I just finished reading the October 2010 issue of Communications of the ACM. It contained some very good articles on performance and parallel computing. In particular, I found the ACM Case Study on the parallelism of Photoshop a fascinating read. There was also the second part of Cary Millsap’s articles about “Thinking Clearly about Performance”.
Cary’s articles deal mostly with database tuning in the Oracle ecosystem, but most of his observations apply to any kind of programming with a performance requirement. It is worth a read. It was good to see him dissect performance, including obvious – but not really obvious – concepts like the difference in usefulness between average and worst-case response times from a user perspective. In essence, you need to watch the spread of response times, and try to keep the worst times from getting too bad, rather than just look at an average that might conceal extremes that frustrate users.
Cary also made the comment noted in the title of this post. In his opinion, the performance instrumentation built into Oracle has an overhead of -10% – or even -20% or -30%, since it enables optimizations that would otherwise have been impossible to do. This is something worth noting in general – overhead that looks bad when considered as a local cost might be a net benefit in the grand scale of things, by enabling measurements and insight that let a program run much faster.
The ACM case study on Photoshop can be found online as a resource at the ACM Queue, with what seems to be mostly the same content. It was written by Clem Cole, at Intel, who interviews Russell Williams of the Photoshop team. It is very instructive to see how the Photoshop team has built an application that works well with 2 to 4 and maybe 8 cores, but that really needs to reconsider parts of its architecture to scale beyond 8.
Clem from Intel pushes Russell by bringing up various examples of next-generation architectures, in particular the fact that clusters-on-a-chip and NUMA memories look inevitable. The Photoshop people seem to take a wait-and-see approach to this: they first want to see some architecture have real traction in the market before they commit and rearchitect their software to make use of it.

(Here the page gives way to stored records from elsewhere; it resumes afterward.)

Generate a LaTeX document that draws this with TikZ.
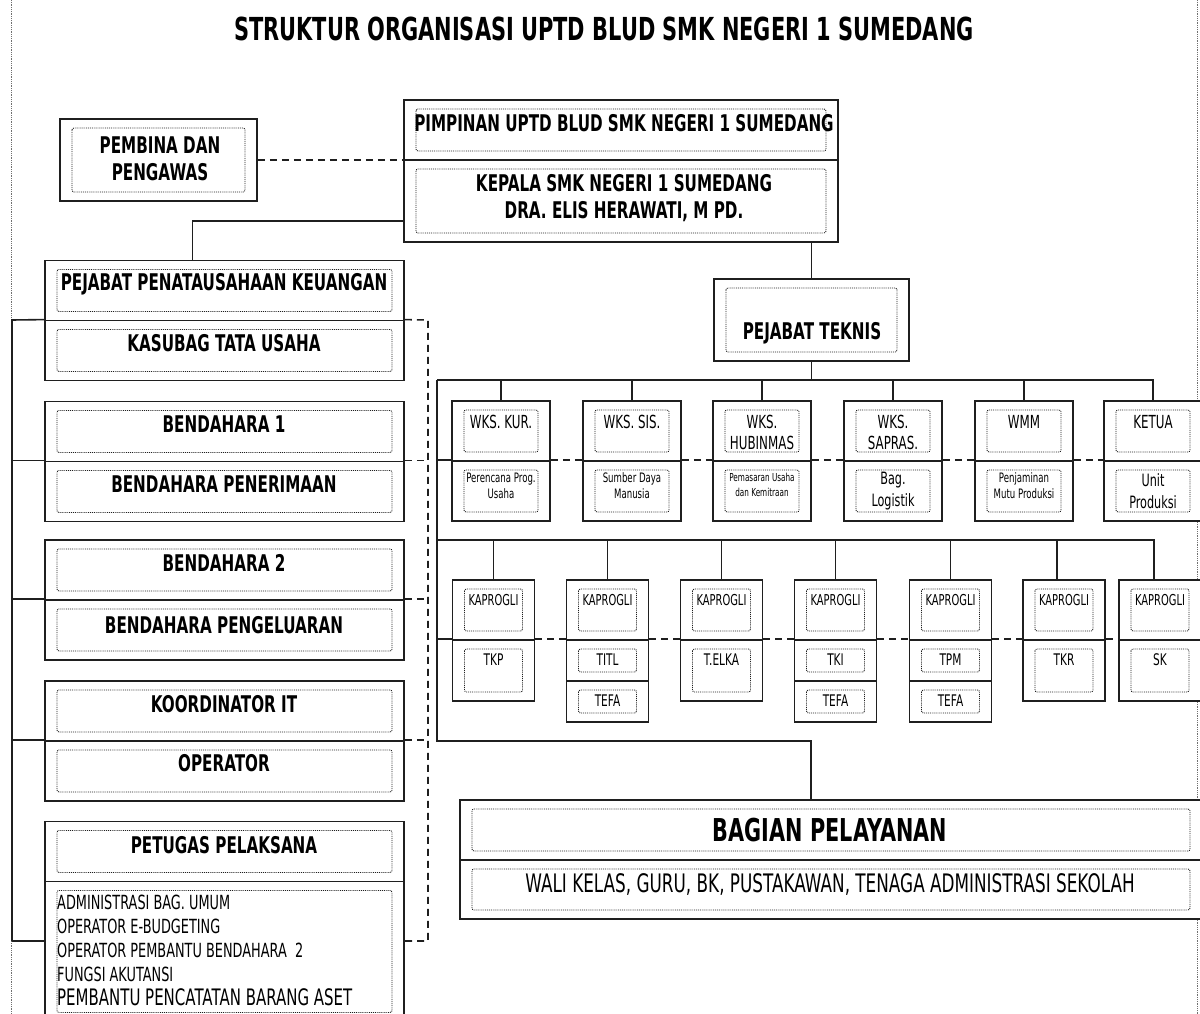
\documentclass[tikz,border=0pt]{standalone}
\usepackage{xcolor}
\usepackage{tikz}
\usepackage{fontspec}
\newfontfamily\huruf[FakeStretch=0.66]{DejaVu Sans}
\definecolor{garis}{HTML}{1F1F1F}
\definecolor{tepi}{HTML}{707070}

\begin{document}
\begin{tikzpicture}[x=1pt, y=-1pt, font=\huruf,
  kotak/.style={draw=garis, line width=1.8pt, fill=white, inner sep=0pt,
    path picture={\draw[garis, line width=0.9pt, densely dotted, rounded corners=2pt]
      ([xshift=12pt,yshift=-9pt]path picture bounding box.north west) rectangle
      ([xshift=-12pt,yshift=9pt]path picture bounding box.south east);}},
  kiri/.style={kotak, minimum width=359pt, minimum height=60pt},
  wks/.style={kotak, minimum width=98pt, minimum height=60pt},
  prog/.style={kotak, minimum width=82pt, minimum height=60pt},
  separuh/.style={kotak, minimum width=82pt, minimum height=41pt},
  judul/.style={inner sep=0pt, font=\huruf\bfseries\fontsize{31.7}{36}\selectfont},
  besar/.style={inner sep=0pt, align=center, font=\huruf\bfseries\fontsize{23}{27}\selectfont},
  sedang/.style={inner sep=0pt, align=center, font=\huruf\fontsize{18}{21}\selectfont},
  kecil/.style={inner sep=0pt, align=center, font=\huruf\fontsize{13}{16}\selectfont},
  hub/.style={draw=garis, line width=1.6pt},
  putus/.style={draw=garis, line width=1.6pt, dash pattern=on 7pt off 5pt},
  halaman/.style={draw=tepi, line width=0.8pt, densely dotted}]

  \useasboundingbox (0,0) rectangle (1200,1014);
  \clip (0,0) rectangle (1200,1014);

  % Batas halaman
  \draw[halaman] (11,0) -- (11,320);
  \draw[halaman] (11,941) -- (11,1014);
  \draw[halaman] (1197,0) -- (1197,1014);

  % Judul
  \node[judul] (judul) at (604,29) {STRUKTUR ORGANISASI UPTD BLUD SMK NEGERI 1 SUMEDANG};

  % Pimpinan
  \node[kotak, minimum width=434pt, minimum height=60pt] (pimpinan) at (621,130) {};
  \node[besar] (pimpinan-t) at (624,123) {PIMPINAN UPTD BLUD SMK NEGERI 1 SUMEDANG};
  \node[kotak, minimum width=434pt, minimum height=82pt] (kepala) at (621,201) {};
  \node[besar] (kepala-t) at (624,198) {KEPALA SMK NEGERI 1 SUMEDANG\\DRA. ELIS HERAWATI, M PD.};

  \node[kotak, minimum width=197pt, minimum height=82pt] (pembina) at (158.5,160) {};
  \node[besar] (pembina-t) at (160,159) {PEMBINA DAN\\PENGAWAS};

  % Kolom kiri
  \node[kiri] (ppk) at (224.5,290.5) {};
  \node[besar] (ppk-t) at (224,284) {PEJABAT PENATAUSAHAAN KEUANGAN};
  \node[kiri] (kasubag) at (224.5,350.5) {};
  \node[besar] (kasubag-t) at (224,343) {KASUBAG TATA USAHA};
  \node[kiri] (bend1) at (224.5,431.5) {};
  \node[besar] (bend1-t) at (224,424) {BENDAHARA 1};
  \node[kiri] (terima) at (224.5,491.5) {};
  \node[besar] (terima-t) at (224,484) {BENDAHARA PENERIMAAN};
  \node[kiri] (bend2) at (224.5,570) {};
  \node[besar] (bend2-t) at (224,563) {BENDAHARA 2};
  \node[kiri] (keluar) at (224.5,630) {};
  \node[besar] (keluar-t) at (224,625) {BENDAHARA PENGELUARAN};
  \node[kiri] (koordit) at (224.5,711) {};
  \node[besar] (koordit-t) at (224,704) {KOORDINATOR IT};
  \node[kiri] (operator) at (224.5,771) {};
  \node[besar] (operator-t) at (224,763) {OPERATOR};
  \node[kiri] (petugas) at (224.5,851.5) {};
  \node[besar] (petugas-t) at (224,845) {PETUGAS PELAKSANA};
  \node[kiri, minimum height=140pt] (pelaksana) at (224.5,951.5) {};
  \node[inner sep=0pt, anchor=north west, align=left, font=\huruf\fontsize{19.5}{24}\selectfont]
    (pelaksana-t) at (57,895) {ADMINISTRASI BAG. UMUM\\OPERATOR E-BUDGETING\\
    OPERATOR PEMBANTU BENDAHARA\ \ 2\\FUNGSI AKUTANSI\\
    {\fontsize{22.7}{23}\selectfont PEMBANTU PENCATATAN BARANG ASET}};

  % Pejabat teknis
  \node[kotak, minimum width=195pt, minimum height=82pt] (teknis) at (811.5,320) {};
  \node[besar] (teknis-t) at (812,333) {PEJABAT TEKNIS};

  % Wakil kepala sekolah
  \node[wks] (kur) at (501,431) {};
  \node[wks] (kur-b) at (501,491) {};
  \node[sedang] (kur-t) at (501,422) {WKS. KUR.};
  \node[kecil] (kur-bt) at (501,486) {Perencana Prog.\\Usaha};
  \node[wks] (sis) at (632,431) {};
  \node[wks] (sis-b) at (632,491) {};
  \node[sedang] (sis-t) at (632,422) {WKS. SIS.};
  \node[kecil] (sis-bt) at (632,486) {Sumber Daya\\Manusia};
  \node[wks] (hub) at (762,431) {};
  \node[wks] (hub-b) at (762,491) {};
  \node[sedang] (hub-t) at (762,432) {WKS.\\HUBINMAS};
  \node[kecil, font=\huruf\fontsize{11}{15}\selectfont] (hub-bt) at (762,485) {Pemasaran Usaha\\dan Kemitraan};
  \node[wks] (sapras) at (893,431) {};
  \node[wks] (sapras-b) at (893,491) {};
  \node[sedang] (sapras-t) at (893,432) {WKS.\\SAPRAS.};
  \node[sedang, font=\huruf\fontsize{17}{22}\selectfont] (sapras-bt) at (893,491) {Bag.\\Logistik};
  \node[wks] (wmm) at (1024,431) {};
  \node[wks] (wmm-b) at (1024,491) {};
  \node[sedang] (wmm-t) at (1024,422) {WMM};
  \node[kecil] (wmm-bt) at (1024,486) {Penjaminan\\Mutu Produksi};
  \node[wks] (ketua) at (1153,431) {};
  \node[wks] (ketua-b) at (1153,491) {};
  \node[sedang] (ketua-t) at (1153,422) {KETUA};
  \node[sedang, font=\huruf\fontsize{17}{22}\selectfont] (ketua-bt) at (1153,491) {Unit\\Produksi};

  % Kaprogli
  \node[prog] (tkp-k) at (493.5,610) {};
  \node[prog, minimum height=61pt] (tkp) at (493.5,670.5) {};
  \node[kecil, font=\huruf\fontsize{15}{18}\selectfont] (tkp-kt) at (493.5,600) {KAPROGLI};
  \node[sedang, font=\huruf\fontsize{16}{18}\selectfont] (tkp-t) at (493.5,660) {TKP};
  \node[prog] (titl-k) at (607.5,610) {};
  \node[separuh] (titl) at (607.5,660.5) {};
  \node[separuh] (titl-f) at (607.5,701.5) {};
  \node[kecil, font=\huruf\fontsize{15}{18}\selectfont] (titl-kt) at (607.5,600) {KAPROGLI};
  \node[sedang, font=\huruf\fontsize{16}{18}\selectfont] (titl-t) at (607.5,660) {TITL};
  \node[sedang, font=\huruf\fontsize{16}{18}\selectfont] (titl-ft) at (607.5,701) {TEFA};
  \node[prog] (elka-k) at (721.5,610) {};
  \node[prog, minimum height=61pt] (elka) at (721.5,670.5) {};
  \node[kecil, font=\huruf\fontsize{15}{18}\selectfont] (elka-kt) at (721.5,600) {KAPROGLI};
  \node[sedang, font=\huruf\fontsize{16}{18}\selectfont] (elka-t) at (721.5,660) {T.ELKA};
  \node[prog] (tki-k) at (835.5,610) {};
  \node[separuh] (tki) at (835.5,660.5) {};
  \node[separuh] (tki-f) at (835.5,701.5) {};
  \node[kecil, font=\huruf\fontsize{15}{18}\selectfont] (tki-kt) at (835.5,600) {KAPROGLI};
  \node[sedang, font=\huruf\fontsize{16}{18}\selectfont] (tki-t) at (835.5,660) {TKI};
  \node[sedang, font=\huruf\fontsize{16}{18}\selectfont] (tki-ft) at (835.5,701) {TEFA};
  \node[prog] (tpm-k) at (950.5,610) {};
  \node[separuh] (tpm) at (950.5,660.5) {};
  \node[separuh] (tpm-f) at (950.5,701.5) {};
  \node[kecil, font=\huruf\fontsize{15}{18}\selectfont] (tpm-kt) at (950.5,600) {KAPROGLI};
  \node[sedang, font=\huruf\fontsize{16}{18}\selectfont] (tpm-t) at (950.5,660) {TPM};
  \node[sedang, font=\huruf\fontsize{16}{18}\selectfont] (tpm-ft) at (950.5,701) {TEFA};
  \node[prog] (tkr-k) at (1064,610) {};
  \node[prog, minimum height=61pt] (tkr) at (1064,670.5) {};
  \node[kecil, font=\huruf\fontsize{15}{18}\selectfont] (tkr-kt) at (1064,600) {KAPROGLI};
  \node[sedang, font=\huruf\fontsize{16}{18}\selectfont] (tkr-t) at (1064,660) {TKR};
  \node[prog] (sk-k) at (1160,610) {};
  \node[prog, minimum height=61pt] (sk) at (1160,670.5) {};
  \node[kecil, font=\huruf\fontsize{15}{18}\selectfont] (sk-kt) at (1160,600) {KAPROGLI};
  \node[sedang, font=\huruf\fontsize{16}{18}\selectfont] (sk-t) at (1160,660) {SK};

  % Bagian pelayanan
  \node[kotak, minimum width=742pt, minimum height=60pt] (bagian) at (831,830) {};
  \node[besar, font=\huruf\bfseries\fontsize{31.5}{34}\selectfont] (bagian-t) at (830,830) {BAGIAN PELAYANAN};
  \node[kotak, minimum width=742pt, minimum height=59pt] (layanan) at (831,889.5) {};
  \node[sedang, font=\huruf\fontsize{25.5}{28}\selectfont] (layanan-t) at (830,885) {WALI KELAS, GURU, BK, PUSTAKAWAN, TENAGA ADMINISTRASI SEKOLAH};

  % Garis pimpinan
  \draw[putus] (pembina.east) -- (pembina.east -| pimpinan.west);
  \draw[hub] ([yshift=-20pt]kepala.west) -| ([xshift=-32pt]ppk.north);
  \draw[hub] (teknis.north |- kepala.south) -- (teknis.north);

  % Garis kolom kiri
  \coordinate (rel-a) at (12,320);
  \coordinate (rel-b) at (12,941);
  \coordinate (rel-c) at (428,320);
  \coordinate (rel-d) at (428,941);
  \draw[hub] (rel-b) -- (rel-a) -- (kasubag.north west);
  \draw[hub] (rel-a |- terima.north) -- (terima.north west);
  \draw[hub] (rel-a |- keluar.north) -- (keluar.north west);
  \draw[hub] (rel-a |- operator.north) -- (operator.north west);
  \draw[hub] (rel-b) -- (rel-b -| pelaksana.west);
  \draw[putus] (kasubag.north east) -- (rel-c) -- (rel-d) -- (rel-d -| pelaksana.east);
  \draw[putus] (terima.north east) -- (rel-c |- terima.north);
  \draw[putus] (keluar.north east) -- (rel-c |- keluar.north);
  \draw[putus] (operator.north east) -- (rel-c |- operator.north);

  % Garis pejabat teknis
  \coordinate (sudut) at (437,380);
  \coordinate (sudut2) at (437,540);
  \coordinate (turun) at (811,741);
  \draw[hub] (teknis.south) -- (teknis.south |- sudut);
  \draw[hub] (sudut) -- (ketua.north |- sudut) -- (ketua.north);
  \draw[hub] (kur.north |- sudut) -- (kur.north);
  \draw[hub] (sis.north |- sudut) -- (sis.north);
  \draw[hub] (hub.north |- sudut) -- (hub.north);
  \draw[hub] (sapras.north |- sudut) -- (sapras.north);
  \draw[hub] (wmm.north |- sudut) -- (wmm.north);
  \draw[hub] (sudut) |- (turun) -- (turun |- bagian.north);
  \draw[hub] (sudut |- kur-b.north) -- (kur-b.north west);
  \draw[putus] (kur-b.north east) -- (sis-b.north west);
  \draw[putus] (sis-b.north east) -- (hub-b.north west);
  \draw[putus] (hub-b.north east) -- (sapras-b.north west);
  \draw[putus] (sapras-b.north east) -- (wmm-b.north west);
  \draw[putus] (wmm-b.north east) -- (ketua-b.north west);

  % Garis kaprogli
  \draw[hub] (sudut2) -- ([xshift=-6pt]sk-k.north |- sudut2) -- ([xshift=-6pt]sk-k.north);
  \draw[hub] (tkp-k.north |- sudut2) -- (tkp-k.north);
  \draw[hub] (titl-k.north |- sudut2) -- (titl-k.north);
  \draw[hub] (elka-k.north |- sudut2) -- (elka-k.north);
  \draw[hub] (tki-k.north |- sudut2) -- (tki-k.north);
  \draw[hub] (tpm-k.north |- sudut2) -- (tpm-k.north);
  \draw[hub] ([xshift=-7pt]tkr-k.north |- sudut2) -- ([xshift=-7pt]tkr-k.north);
  \draw[hub] (sudut |- tkp.north) -- (tkp.north west);
  \draw[putus] (tkp.north east) -- (titl.north west);
  \draw[putus] (titl.north east) -- (elka.north west);
  \draw[putus] (elka.north east) -- (tki.north west);
  \draw[putus] (tki.north east) -- (tpm.north west);
  \draw[putus] (tpm.north east) -- (tkr.north west);
  \draw[putus] (tkr.north east) -- (sk.north west);
\end{tikzpicture}
\end{document}
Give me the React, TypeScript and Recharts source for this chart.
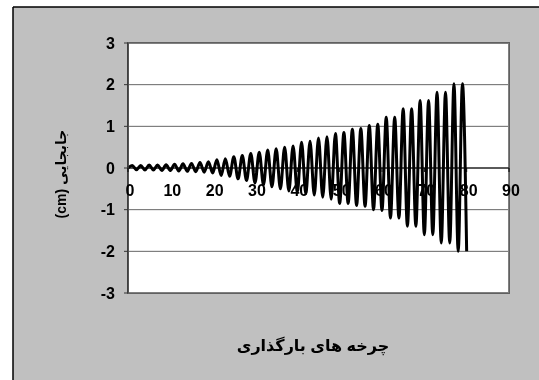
import { CartesianGrid, Label, Line, LineChart, ReferenceArea, ReferenceLine, XAxis, YAxis } from 'recharts'

// cycle index (x) runs 0..80, one sample per half-cycle peak
const cycleSteps = [
  0, 1, 2, 3, 4, 5, 6, 7, 8, 9, 10, 11, 12, 13, 14, 15, 16, 17, 18, 19, 20,
  21, 22, 23, 24, 25, 26, 27, 28, 29, 30, 31, 32, 33, 34, 35, 36, 37, 38, 39, 40,
  41, 42, 43, 44, 45, 46, 47, 48, 49, 50, 51, 52, 53, 54, 55, 56, 57, 58, 59, 60,
  61, 62, 63, 64, 65, 66, 67, 68, 69, 70, 71, 72, 73, 74, 75, 76, 77, 78, 79, 80,
]

// displacement (cm)
const displacement = [
  0,
  0.06, -0.04, 0.06, -0.05, 0.07, -0.05, 0.07, -0.06, 0.08, -0.06,
  0.09, -0.07, 0.1, -0.08, 0.11, -0.09, 0.13, -0.1, 0.15, -0.12,
  0.2, -0.18, 0.22, -0.2, 0.27, -0.26, 0.3, -0.3, 0.35, -0.36,
  0.38, -0.4, 0.43, -0.45, 0.46, -0.5, 0.5, -0.55, 0.53, -0.58,
  0.62, -0.62, 0.64, -0.65, 0.72, -0.7, 0.75, -0.75, 0.83, -0.85,
  0.85, -0.85, 0.93, -0.9, 0.95, -0.92, 1.02, -1.0, 1.05, -1.02,
  1.22, -1.2, 1.22, -1.2, 1.42, -1.4, 1.42, -1.4, 1.62, -1.6,
  1.62, -1.6, 1.82, -1.8, 1.82, -1.8, 2.02, -2.0, 2.02, -2.0,
]

const xTicks = [0, 10, 20, 30, 40, 50, 60, 70, 80, 90]
const yTicks = [-3, -2, -1, 0, 1, 2, 3]

const xTitle = 'چرخه های بارگذاری'
const yTitle = '(cm) جابجایی'

const data = cycleSteps.map((x, i) => ({ x, y: displacement[i] }))

// the grey chart area starts 13px in and 7px down, like the Excel frame
const CHART_LEFT = 13
const CHART_TOP = 7
const W = 539 - CHART_LEFT
const H = 380 - CHART_TOP
const Y_AXIS_W = 115
const RIGHT = 30
const PLOT_TOP = 36
const PLOT_BOTTOM = 286
const ZERO_Y = (PLOT_TOP + PLOT_BOTTOM) / 2
const FONT = 'Arial, "Liberation Sans", "DejaVu Sans", sans-serif'

// page coords of the white plot area (used to cut a hole in the grey frame)
const PX0 = CHART_LEFT + Y_AXIS_W
const PX1 = 539 - RIGHT
const PY0 = CHART_TOP + PLOT_TOP
const PY1 = CHART_TOP + PLOT_BOTTOM
const framePath =
  `M${CHART_LEFT} ${CHART_TOP} H539 V380 H${CHART_LEFT} Z ` +
  `M${PX0} ${PY0} V${PY1} H${PX1} V${PY0} Z`

// Excel draws the category axis where y = 0, so labels sit under that line
const XTick = ({ x, payload }: any) => (
  <g>
    <line x1={x} x2={x} y1={ZERO_Y} y2={ZERO_Y + 4} stroke="#000" />
    <text
      x={x + 2}
      y={ZERO_Y + 28}
      textAnchor="middle"
      fontFamily={FONT}
      fontWeight={700}
      fontSize={16}
      fill="#000"
    >
      {payload.value}
    </text>
  </g>
)

export default function App() {
  return (
    <div style={{ position: 'absolute', left: 0, top: 0, width: 539, height: 380, overflow: 'hidden', background: '#fff' }}>
      <div style={{ position: 'absolute', left: CHART_LEFT, top: CHART_TOP }}>
        <LineChart
          width={W}
          height={H}
          data={data}
          margin={{ top: PLOT_TOP, right: RIGHT, bottom: 47, left: 0 }}
        >
          <CartesianGrid vertical={false} stroke="#666" />
          <XAxis
            dataKey="x"
            type="number"
            domain={[0, 90]}
            ticks={xTicks}
            height={40}
            axisLine={false}
            tickLine={false}
            tick={<XTick />}
            interval={0}
          >
            <Label
              content={() => (
                <text
                  x={300}
                  y={338}
                  textAnchor="middle"
                  dominantBaseline="central"
                  fontFamily={FONT}
                  fontWeight={700}
                  fontSize={16}
                  fill="#000"
                >
                  {xTitle}
                </text>
              )}
            />
          </XAxis>
          <YAxis
            type="number"
            domain={[-3, 3]}
            ticks={yTicks}
            width={Y_AXIS_W}
            interval={0}
            axisLine={{ stroke: '#444', strokeWidth: 1.5 }}
            tickLine={{ stroke: '#444' }}
            tickSize={4}
            tickMargin={9}
            tick={{ fontFamily: FONT, fontWeight: 700, fontSize: 16, fill: '#000' }}
          >
            <Label
              content={() => (
                <text
                  x={0}
                  y={0}
                  transform="translate(48,167) rotate(-90)"
                  textAnchor="middle"
                  dominantBaseline="central"
                  fontFamily={FONT}
                  fontWeight={700}
                  fontSize={14}
                  fill="#000"
                >
                  {yTitle}
                </text>
              )}
            />
          </YAxis>
          <ReferenceArea x1={0} x2={90} y1={-3} y2={3} fill="none" stroke="#808080" strokeWidth={2} ifOverflow="visible" />
          <ReferenceLine y={0} stroke="#000" />
          <Line
            dataKey="y"
            type="monotone"
            stroke="#000"
            strokeWidth={3}
            dot={false}
            isAnimationActive={false}
          />
        </LineChart>
      </div>
      {/* grey frame laid over the chart with multiply, so dark text stays dark */}
      <svg
        width={539}
        height={380}
        style={{ position: 'absolute', left: 0, top: 0, pointerEvents: 'none', mixBlendMode: 'multiply' }}
      >
        <path d={framePath} fill="#c0c0c0" fillRule="evenodd" />
        <line x1={CHART_LEFT} x2={CHART_LEFT} y1={CHART_TOP} y2={380} stroke="#000" strokeWidth={1.5} />
        <line x1={CHART_LEFT} x2={539} y1={CHART_TOP} y2={CHART_TOP} stroke="#000" strokeWidth={1.5} />
      </svg>
    </div>
  )
}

The problems of debugging parallel software are also brought up. There used to be a simple bug in the asynchronous I/O system in Photoshop that took ten years to uncover! Essentially, the programmers had not considered atomicity properly in the presence of multiple threads. With that kind of example, it is not surprising that the Photoshop programmers are very careful when planning and performing parallelizations.
The target domain of Photoshop is to some extent naturally parallel, but not as much as I would have thought. Since a user might operate on any part of an image, large or small, and maybe start and then abort an operation, it is not just a matter of splitting a image evenly across threads or cores. There is a significant amount of variation in just how parallel things can be in Photoshop.
Photoshop has had an easy-to-use parallelization system in place since around 1994, which lets programmers write simple serial computational kernels which are automatically applied to parts of an image in parallel. The Photoshop program itself takes care of the synchronization between kernels, and the kernels can be simple and robust and without any parallel code inside. This is a pattern that has been seen before, and which does make a lot of sense – if it can be applied successfully. Apparently, this is not necessarily the easiest thing to scale beyond four cores.
The main performance limitation for Photoshop performance keeps being memory bandwidth, rather than raw compute performance. This also limits the need to aggressively scale to higher levels of parallelism: as long as multiple threads do not give more bandwidth, it has proven hard to use more than two or three threads on any multicore processor as that is sufficient to saturate the memory system. Apparently, this is different on the Nehalem (Core i7/i5/i3) generation of Intel multicore processors, where each core has a dedicated non-stealable slice of the memory bandwidth.
For the near future, it seems that the big step for Photoshop is going the route of using GPUs for acceleration, rather than 10+ core main processors.